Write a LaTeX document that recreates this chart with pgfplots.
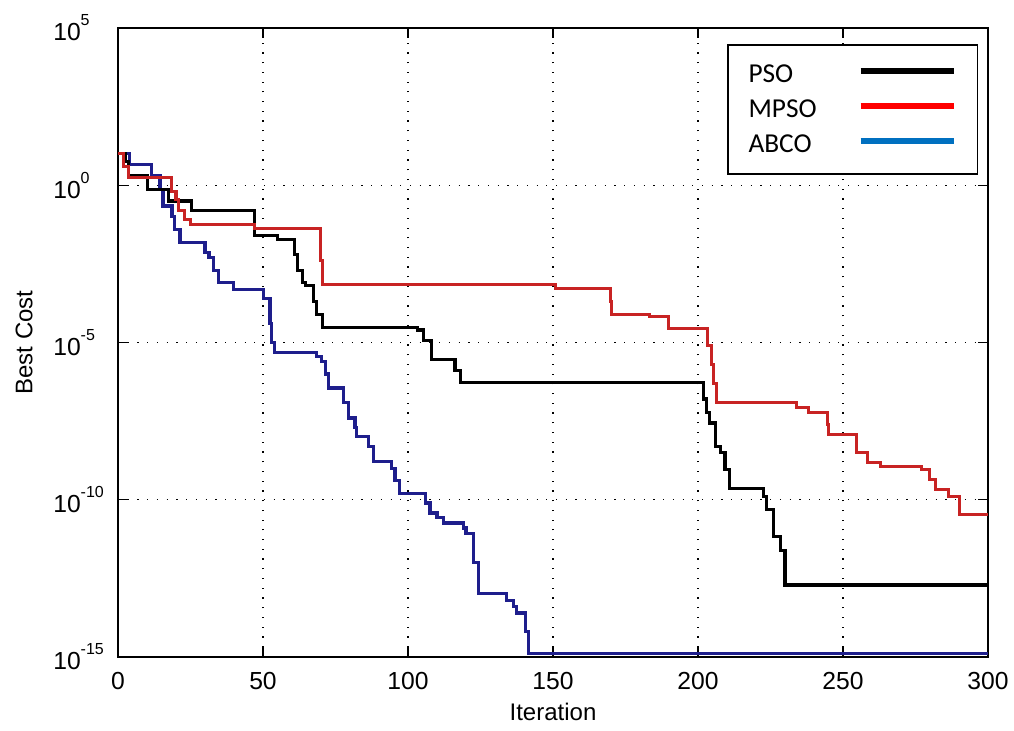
\documentclass[border=0pt]{standalone}
\usepackage{pgfplots}
\pgfplotsset{compat=1.18}
\usepackage{fontspec}
\setmainfont{Liberation Sans}
\newfontfamily\carlito{Carlito}
\definecolor{pso}{RGB}{0,0,0}
\definecolor{mpso}{RGB}{200,35,35}
\definecolor{abco}{RGB}{30,30,140}
\definecolor{legred}{RGB}{255,0,0}
\definecolor{legblue}{RGB}{0,112,192}
\newcommand{\tl}[1]{10\rlap{\raisebox{0.6em}{\fontsize{12}{12}\selectfont #1}}}
\begin{document}
\begin{tikzpicture}
\begin{axis}[name=ax, scale only axis, width=652.5pt, height=471.75pt,
  xmin=0, xmax=300, ymode=log, ymin=1e-15, ymax=1e5,
  xtick={0,50,100,150,200,250,300}, xticklabels={0,50,100,150,200,250,300},
  ytick={1e-15,1e-10,1e-5,1,1e5},
  yticklabels={\tl{-15},\tl{-10},\tl{-5},\tl{0},\tl{5}},
  grid=major, grid style={black, line width=0.9pt, dash pattern=on 0.9pt off 6.4pt},
  tick align=inside, tick pos=both, major tick length=7.5pt, minor tick length=0pt,
  axis line style={line width=1.1pt}, every tick/.style={black, line width=0.9pt},
  tick label style={font=\fontsize{18.5}{20}\selectfont},
  yticklabel style={anchor=east, inner sep=0pt, xshift=-27.75pt},
  xticklabel style={anchor=north, inner sep=0pt, yshift=-11pt},
  xlabel={Iteration}, ylabel={Best Cost},
  label style={font=\fontsize{18}{20}\selectfont},
  xlabel style={at={(axis description cs:0.5,0)}, anchor=north, inner sep=0pt, yshift=-34.5pt},
  ylabel style={at={(axis description cs:0,0.5)}, anchor=center, inner sep=0pt, yshift=70.5pt},
  legend style={at={(0.7,0.9746)}, anchor=north west, draw=black, line width=1.3pt, fill=white,
    font=\carlito\fontsize{20.5}{22}\selectfont, inner xsep=15.5pt, inner ysep=15pt,
    row sep=11.3pt, column sep=0pt, nodes={inner sep=0pt}},
  legend plot pos=right, legend cell align=left,
  legend image code/.code={\draw[#1, line width=4.5pt] (0pt,2.5pt) -- (70pt,2.5pt);},
]
\addplot[const plot, color=abco, line width=2.4pt, forget plot] coordinates {
(0,10) (4.1,4.7) (11.6,2.0) (14.5,0.74) (15.5,0.22) (18.6,0.1) (19.5,0.04) (21.4,0.0151)
(30,7.2e-3) (31.4,5.0e-3) (33,2.0e-3) (34.6,7.9e-4) (39.7,4.9e-4) (50.1,2.5e-4)
(52.4,4.0e-5) (53,1.0e-5) (54.1,4.7e-6) (68.5,3.55e-6) (70.3,2.5e-6) (71.5,1.0e-6)
(72.5,3.6e-7) (77.7,1.26e-7) (79.4,4.0e-8) (81.7,2.0e-8) (82.3,1.05e-8) (86.3,5.0e-9)
(88,1.66e-9) (94.4,1.0e-9) (95.5,4.0e-10) (97.2,1.62e-10) (105.9,7.9e-11) (107.6,3.8e-11)
(110,2.8e-11) (112.2,1.82e-11) (119.1,1.26e-11) (120,8.7e-12) (122.6,1.0e-12)
(124.3,1.07e-13) (134,6.3e-14) (136.3,4.0e-14) (137.5,2.5e-14) (140.5,6.3e-15)
(141.5,1.32e-15) (300,1.32e-15)};
\addplot[const plot, color=pso, line width=2.3pt, forget plot] coordinates {
(0,10) (2.5,5.75) (3.7,2.0) (10.3,0.74) (17.5,0.316) (25.4,0.162) (47,0.0245)
(55,0.019) (61,6.3e-3) (62,2.0e-3) (63.5,7.9e-4) (64.5,6.3e-4) (67.3,2.0e-4)
(68.5,7.9e-5) (70.5,2.95e-5) (103.4,2.5e-5) (105.5,1.12e-5) (108.2,2.9e-6)
(116.2,1.26e-6) (118,5.4e-7) (202,1.6e-7) (203,5.8e-8) (204.1,2.75e-8) (205.9,5.0e-9)
(207.6,3.1e-9) (209.3,9.1e-10) (211,2.3e-10) (222.5,1.26e-10) (223.7,4.8e-11)
(226,6.8e-12) (228.3,2.5e-12) (230,1.95e-13) (300,1.95e-13)};
\addplot[const plot, color=mpso, line width=2.3pt, forget plot] coordinates {
(0,10) (2,3.98) (3.5,1.78) (18.6,0.63) (20,0.355) (21,0.158) (23,0.079) (25,0.0575)
(47,0.0427) (69.7,3.98e-3) (70.5,6.76e-4) (151,5.13e-4) (169.7,2.0e-4) (170.3,7.9e-5)
(183.4,6.6e-5) (189.7,2.75e-5) (203.4,7.9e-6) (204.5,2.0e-6) (205.5,5.0e-7)
(206.4,1.26e-7) (234,8.5e-8) (238,5.9e-8) (244.5,2.5e-8) (245,1.17e-8) (254.5,3.16e-9)
(258.5,1.51e-9) (263,1.15e-9) (277,9.1e-10) (279.8,4.4e-10) (282,2.1e-10)
(286.4,1.29e-10) (290.3,3.3e-11) (300,3.3e-11)};
\addlegendimage{color=pso}
\addlegendentry{\makebox[81.75pt][l]{\rule{0pt}{13pt}PSO}}
\addlegendimage{color=legred}
\addlegendentry{\makebox[81.75pt][l]{\rule{0pt}{13pt}MPSO}}
\addlegendimage{color=legblue}
\addlegendentry{\makebox[81.75pt][l]{\rule{0pt}{13pt}ABCO}}
\end{axis}
\pgfresetboundingbox
\path[use as bounding box] ([shift={(-88.5pt,-55.5pt)}]ax.south west) rectangle ([shift={(19.5pt,21pt)}]ax.north east);
\end{tikzpicture}
\end{document}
■ ■ ■ ■ ■ ■ ■
* **OBJECTIVE**
Keep the pictures out of the copy and return the rest of the data above exactly.

* **THE RESULT**
Write a LaTeX document that recreates this chart with pgfplots.
\documentclass[border=0pt]{standalone}
\usepackage{pgfplots}
\pgfplotsset{compat=1.18}
\usepackage{fontspec}
\setmainfont{Liberation Sans}
\newfontfamily\carlito{Carlito}
\definecolor{pso}{RGB}{0,0,0}
\definecolor{mpso}{RGB}{200,35,35}
\definecolor{abco}{RGB}{30,30,140}
\definecolor{legred}{RGB}{255,0,0}
\definecolor{legblue}{RGB}{0,112,192}
\newcommand{\tl}[1]{10\rlap{\raisebox{0.6em}{\fontsize{12}{12}\selectfont #1}}}
\begin{document}
\begin{tikzpicture}
\begin{axis}[name=ax, scale only axis, width=652.5pt, height=471.75pt,
  xmin=0, xmax=300, ymode=log, ymin=1e-15, ymax=1e5,
  xtick={0,50,100,150,200,250,300}, xticklabels={0,50,100,150,200,250,300},
  ytick={1e-15,1e-10,1e-5,1,1e5},
  yticklabels={\tl{-15},\tl{-10},\tl{-5},\tl{0},\tl{5}},
  grid=major, grid style={black, line width=0.9pt, dash pattern=on 0.9pt off 6.4pt},
  tick align=inside, tick pos=both, major tick length=7.5pt, minor tick length=0pt,
  axis line style={line width=1.1pt}, every tick/.style={black, line width=0.9pt},
  tick label style={font=\fontsize{18.5}{20}\selectfont},
  yticklabel style={anchor=east, inner sep=0pt, xshift=-27.75pt},
  xticklabel style={anchor=north, inner sep=0pt, yshift=-11pt},
  xlabel={Iteration}, ylabel={Best Cost},
  label style={font=\fontsize{18}{20}\selectfont},
  xlabel style={at={(axis description cs:0.5,0)}, anchor=north, inner sep=0pt, yshift=-34.5pt},
  ylabel style={at={(axis description cs:0,0.5)}, anchor=center, inner sep=0pt, yshift=70.5pt},
  legend style={at={(0.7,0.9746)}, anchor=north west, draw=black, line width=1.3pt, fill=white,
    font=\carlito\fontsize{20.5}{22}\selectfont, inner xsep=15.5pt, inner ysep=15pt,
    row sep=11.3pt, column sep=0pt, nodes={inner sep=0pt}},
  legend plot pos=right, legend cell align=left,
  legend image code/.code={\draw[#1, line width=4.5pt] (0pt,2.5pt) -- (70pt,2.5pt);},
]
\addplot[const plot, color=abco, line width=2.4pt, forget plot] coordinates {
(0,10) (4.1,4.7) (11.6,2.0) (14.5,0.74) (15.5,0.22) (18.6,0.1) (19.5,0.04) (21.4,0.0151)
(30,7.2e-3) (31.4,5.0e-3) (33,2.0e-3) (34.6,7.9e-4) (39.7,4.9e-4) (50.1,2.5e-4)
(52.4,4.0e-5) (53,1.0e-5) (54.1,4.7e-6) (68.5,3.55e-6) (70.3,2.5e-6) (71.5,1.0e-6)
(72.5,3.6e-7) (77.7,1.26e-7) (79.4,4.0e-8) (81.7,2.0e-8) (82.3,1.05e-8) (86.3,5.0e-9)
(88,1.66e-9) (94.4,1.0e-9) (95.5,4.0e-10) (97.2,1.62e-10) (105.9,7.9e-11) (107.6,3.8e-11)
(110,2.8e-11) (112.2,1.82e-11) (119.1,1.26e-11) (120,8.7e-12) (122.6,1.0e-12)
(124.3,1.07e-13) (134,6.3e-14) (136.3,4.0e-14) (137.5,2.5e-14) (140.5,6.3e-15)
(141.5,1.32e-15) (300,1.32e-15)};
\addplot[const plot, color=pso, line width=2.3pt, forget plot] coordinates {
(0,10) (2.5,5.75) (3.7,2.0) (10.3,0.74) (17.5,0.316) (25.4,0.162) (47,0.0245)
(55,0.019) (61,6.3e-3) (62,2.0e-3) (63.5,7.9e-4) (64.5,6.3e-4) (67.3,2.0e-4)
(68.5,7.9e-5) (70.5,2.95e-5) (103.4,2.5e-5) (105.5,1.12e-5) (108.2,2.9e-6)
(116.2,1.26e-6) (118,5.4e-7) (202,1.6e-7) (203,5.8e-8) (204.1,2.75e-8) (205.9,5.0e-9)
(207.6,3.1e-9) (209.3,9.1e-10) (211,2.3e-10) (222.5,1.26e-10) (223.7,4.8e-11)
(226,6.8e-12) (228.3,2.5e-12) (230,1.95e-13) (300,1.95e-13)};
\addplot[const plot, color=mpso, line width=2.3pt, forget plot] coordinates {
(0,10) (2,3.98) (3.5,1.78) (18.6,0.63) (20,0.355) (21,0.158) (23,0.079) (25,0.0575)
(47,0.0427) (69.7,3.98e-3) (70.5,6.76e-4) (151,5.13e-4) (169.7,2.0e-4) (170.3,7.9e-5)
(183.4,6.6e-5) (189.7,2.75e-5) (203.4,7.9e-6) (204.5,2.0e-6) (205.5,5.0e-7)
(206.4,1.26e-7) (234,8.5e-8) (238,5.9e-8) (244.5,2.5e-8) (245,1.17e-8) (254.5,3.16e-9)
(258.5,1.51e-9) (263,1.15e-9) (277,9.1e-10) (279.8,4.4e-10) (282,2.1e-10)
(286.4,1.29e-10) (290.3,3.3e-11) (300,3.3e-11)};
\addlegendimage{color=pso}
\addlegendentry{\makebox[81.75pt][l]{\rule{0pt}{13pt}PSO}}
\addlegendimage{color=legred}
\addlegendentry{\makebox[81.75pt][l]{\rule{0pt}{13pt}MPSO}}
\addlegendimage{color=legblue}
\addlegendentry{\makebox[81.75pt][l]{\rule{0pt}{13pt}ABCO}}
\end{axis}
\pgfresetboundingbox
\path[use as bounding box] ([shift={(-88.5pt,-55.5pt)}]ax.south west) rectangle ([shift={(19.5pt,21pt)}]ax.north east);
\end{tikzpicture}
\end{document}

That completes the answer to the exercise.